The latter took as much courage as the former and considerably more empathetic caution. Her parents, after all, were dead, Hay, 67, commented wryly, “but I did worry about my brothers and my sister. I didn’t hear from them for quite awhile after I sent them copies, but it worked out in the end.” The youngest of three sisters, 60-year-old Page was also “very anxious about their reactions. The fear of them not talking to me again was inhibiting. It turned out I didn’t need to worry—one read several chapters in draft and made good comments, the other had reservations but didn’t demand rewrites.”
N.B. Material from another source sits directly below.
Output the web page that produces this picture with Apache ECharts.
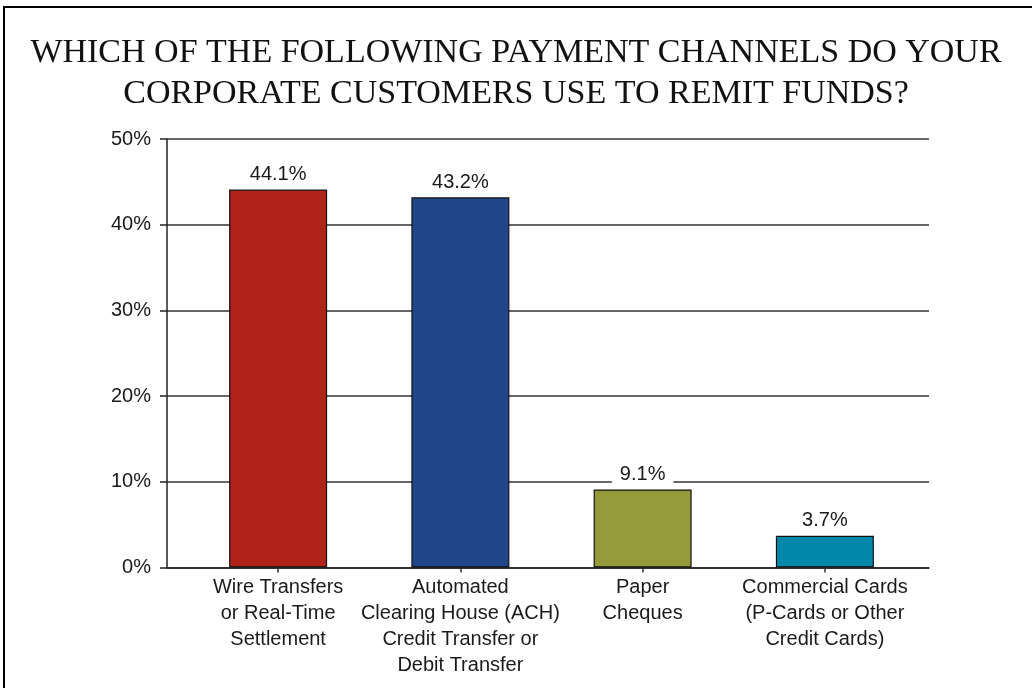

How the two authors went about their work arose from instinctive reactions. “Memoir never crossed my mind” Page says. “I needed to create a story so I could imagine my way out of their actual stories, to move from strict fairness to the larger, life-like arc of fiction.” For Hay, who had originally contemplated a book of short stories drawn from family life, it was the realization that “I just couldn’t call my parents any other than Gordon and Jean Hay, and then that I couldn’t call my husband by another name, and then my son…and there it was, memoir.”